Exercise brief :: Pictures are not part of the copy. Retype the lines from the first one through the line that contains "const seriesNames = ['Dc=85%', 'Dc=90%', 'Dc=95%', 'Dc=100%'];".

--------------------

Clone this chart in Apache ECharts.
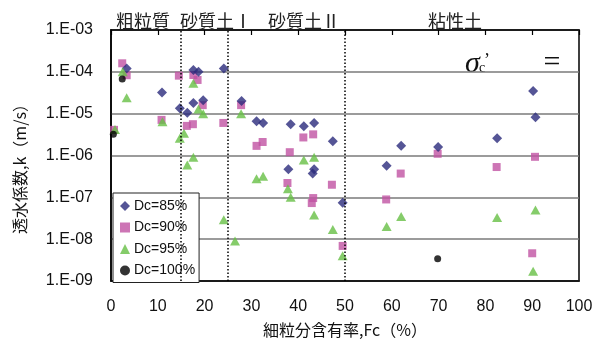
<!DOCTYPE html>
<html>
<head>
<meta charset="utf-8">
<script src="https://cdn.jsdelivr.net/npm/echarts@6/dist/echarts.min.js"></script>
<style>
  html, body { margin: 0; padding: 0; background: #fff; }
  #chart { width: 602px; height: 347px; }
</style>
</head>
<body>
<div id="chart"></div>
<script>
// Permeability k (m/s) against fines content Fc (%), grouped by compaction degree Dc
const seriesNames = ['Dc=85%', 'Dc=90%', 'Dc=95%', 'Dc=100%'];

const fc85 = [3.35, 10.9, 17.6, 18.7, 24.1, 14.7, 16.3, 17.6, 19.7, 27.9, 31.1, 32.5, 38.4, 41.2, 43.4, 47.4, 37.9, 43.4, 43.1, 49.5, 58.9, 62.0, 69.9, 82.5, 90.2, 90.7];
const k85  = [1.2e-4, 3.2e-5, 1.1e-4, 1.0e-4, 1.2e-4, 1.35e-5, 1.05e-5, 1.8e-5, 2.1e-5, 2.0e-5, 6.6e-6, 6.0e-6, 5.6e-6, 5.0e-6, 6.0e-6, 2.2e-6, 4.7e-7, 4.7e-7, 3.7e-7, 7.4e-8, 5.7e-7, 1.7e-6, 1.6e-6, 2.6e-6, 3.5e-5, 8.2e-6];

const fc90 = [2.4, 3.35, 14.5, 17.6, 18.5, 19.6, 27.8, 10.8, 0.64, 16.2, 17.5, 24.0, 32.4, 31.1, 43.2, 41.1, 38.2, 37.7, 47.2, 43.2, 42.9, 49.5, 58.8, 61.9, 69.8, 82.4, 90.6, 90.0];
const k90  = [1.6e-4, 8.3e-5, 8.1e-5, 8.4e-5, 6.4e-5, 1.6e-5, 1.6e-5, 7.1e-6, 4.1e-6, 5.1e-6, 5.6e-6, 6.0e-6, 2.1e-6, 1.7e-6, 3.2e-6, 2.7e-6, 1.2e-6, 2.2e-7, 2.0e-7, 9.6e-8, 7.3e-8, 6.9e-9, 8.9e-8, 3.7e-7, 1.1e-6, 5.3e-7, 9.3e-7, 4.6e-9];

const fc95 = [2.5, 3.35, 17.6, 18.7, 19.7, 27.8, 11.0, 0.85, 15.6, 14.7, 17.6, 16.3, 31.1, 32.5, 41.2, 43.4, 37.8, 38.4, 43.4, 24.1, 26.5, 47.4, 49.5, 62.0, 58.9, 82.5, 90.7, 90.2];
const k95  = [1.0e-4, 2.4e-5, 5.3e-5, 1.3e-5, 1.0e-5, 1.0e-5, 6.4e-6, 4.2e-6, 3.4e-6, 2.6e-6, 9.1e-7, 5.9e-7, 2.8e-7, 3.2e-7, 7.8e-7, 9.1e-7, 1.6e-7, 1.0e-7, 3.8e-8, 2.9e-8, 9.1e-9, 1.7e-8, 4.0e-9, 3.5e-8, 2.0e-8, 3.3e-8, 5.0e-8, 1.7e-9];

const fc100 = [2.4, 0.5, 69.8];
const k100  = [6.7e-5, 3.2e-6, 3.4e-9];

// Soil class boundaries on Fc and the class names above the plot
const zoneBounds = [15, 25, 50];
const zoneNames = ['粗粒質', '砂質土Ⅰ', '砂質土Ⅱ', '粘性土'];

const xTicks = [0, 10, 20, 30, 40, 50, 60, 70, 80, 90, 100];

const pairs = (xs, ys) => xs.map((x, i) => [x, ys[i]]);

const chart = echarts.init(document.getElementById('chart'), null, { renderer: 'canvas' });

const numFont = 'Liberation Sans, Arial, sans-serif';
const jpFont = '"Noto Sans CJK JP", sans-serif';
const serifFont = '"Liberation Serif", "DejaVu Serif", serif';

const option = {
  backgroundColor: '#ffffff',
  animation: false,
  grid: {
    left: 111, right: 23, top: 30, bottom: 66,
    show: true, borderColor: '#000', borderWidth: 1.5, backgroundColor: 'transparent'
  },
  legend: {
    orient: 'vertical',
    left: 113, top: 193,
    data: seriesNames,
    backgroundColor: '#fff',
    borderColor: '#222', borderWidth: 1,
    padding: [6, 4, 5, 7],
    itemWidth: 10, itemHeight: 10, itemGap: 7.5,
    textStyle: { fontFamily: numFont, fontSize: 14, color: '#111', padding: [0, 0, 0, -1] }
  },
  xAxis: [{
    type: 'value', min: xTicks[0], max: xTicks[xTicks.length - 1], interval: 10,
    position: 'bottom',
    axisLine: { show: true, lineStyle: { color: '#000', width: 1.5 } },
    axisTick: { show: false },
    splitLine: { show: false },
    axisLabel: { fontFamily: numFont, fontSize: 16, color: '#111', margin: 18 },
    name: '細粒分含有率,Fc（%）', nameLocation: 'middle', nameGap: 41,
    nameTextStyle: { fontFamily: jpFont, fontSize: 16, color: '#111' }
  }, {
    type: 'value', min: xTicks[0], max: xTicks[xTicks.length - 1], interval: 10,
    position: 'top',
    axisLine: { show: true, lineStyle: { color: '#000', width: 1.5 } },
    axisTick: { show: true, inside: true, length: 5, lineStyle: { color: '#000', width: 1.2 } },
    axisLabel: { show: false },
    splitLine: { show: false }
  }],
  yAxis: {
    type: 'log', logBase: 10, min: 1e-9, max: 1e-3,
    axisLine: { show: true, lineStyle: { color: '#000', width: 1.5 } },
    axisTick: { show: false },
    splitLine: { show: true, lineStyle: { color: '#7a7a7a', width: 1.6 } },
    axisLabel: {
      fontFamily: numFont, fontSize: 16, color: '#111', margin: 18,
      formatter: v => {
        const e = Math.round(Math.log10(v));
        const a = Math.abs(e);
        return '1.E' + (e < 0 ? '-' : '+') + (a < 10 ? '0' + a : a);
      }
    }
  },
  graphic: [
    { type: 'text', x: 143, y: 21, style: { text: zoneNames[0], font: '18px ' + jpFont, fill: '#222', align: 'center', verticalAlign: 'middle' } },
    { type: 'text', x: 216, y: 21, style: { text: zoneNames[1], font: '18px ' + jpFont, fill: '#222', align: 'center', verticalAlign: 'middle' } },
    { type: 'text', x: 304, y: 21, style: { text: zoneNames[2], font: '18px ' + jpFont, fill: '#222', align: 'center', verticalAlign: 'middle' } },
    { type: 'text', x: 455, y: 21, style: { text: zoneNames[3], font: '18px ' + jpFont, fill: '#222', align: 'center', verticalAlign: 'middle' } },
    { type: 'text', x: 20, y: 165, rotation: Math.PI / 2, style: { text: '透水係数,k（m/s）', font: '16px ' + jpFont, fill: '#111', align: 'center', verticalAlign: 'middle' } },
    // effective stress symbol σc'
    { type: 'text', x: 465, y: 64, style: { text: 'σ', font: 'italic 30px ' + serifFont, fill: '#111', align: 'left', verticalAlign: 'middle' } },
    { type: 'text', x: 479, y: 68, style: { text: 'c', font: '14px ' + serifFont, fill: '#111', align: 'left', verticalAlign: 'middle' } },
    { type: 'text', x: 484, y: 61, style: { text: '’', font: '18px ' + serifFont, fill: '#111', align: 'left', verticalAlign: 'middle' } },
    { type: 'text', x: 552, y: 63, style: { text: '=', font: '30px ' + serifFont, fill: '#111', align: 'center', verticalAlign: 'middle' } }
  ],
  series: [
    {
      name: seriesNames[0], type: 'scatter', z: 3, symbol: 'diamond', symbolSize: 10,
      itemStyle: { color: '#2b2b7c' }, data: pairs(fc85, k85),
      markLine: {
        silent: true, symbol: 'none', label: { show: false },
        lineStyle: { type: [1.5, 2], color: '#000', width: 1.5 },
        data: zoneBounds.map(v => ({ xAxis: v }))
      }
    },
    { name: seriesNames[1], type: 'scatter', z: 2, symbol: 'rect', symbolSize: 8, itemStyle: { color: '#c052a3' }, data: pairs(fc90, k90) },
    { name: seriesNames[2], type: 'scatter', z: 4, symbol: 'triangle', symbolSize: [10, 9], itemStyle: { color: '#67bf45' }, data: pairs(fc95, k95) },
    { name: seriesNames[3], type: 'scatter', z: 5, symbol: 'circle', symbolSize: 7, itemStyle: { color: '#000' }, data: pairs(fc100, k100) }
  ]
};

chart.setOption(option);
</script>
</body>
</html>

--------------------

Exercise answer ::
Clone this chart in Apache ECharts.
<!DOCTYPE html>
<html>
<head>
<meta charset="utf-8">
<script src="https://cdn.jsdelivr.net/npm/echarts@6/dist/echarts.min.js"></script>
<style>
  html, body { margin: 0; padding: 0; background: #fff; }
  #chart { width: 602px; height: 347px; }
</style>
</head>
<body>
<div id="chart"></div>
<script>
// Permeability k (m/s) against fines content Fc (%), grouped by compaction degree Dc
const seriesNames = ['Dc=85%', 'Dc=90%', 'Dc=95%', 'Dc=100%'];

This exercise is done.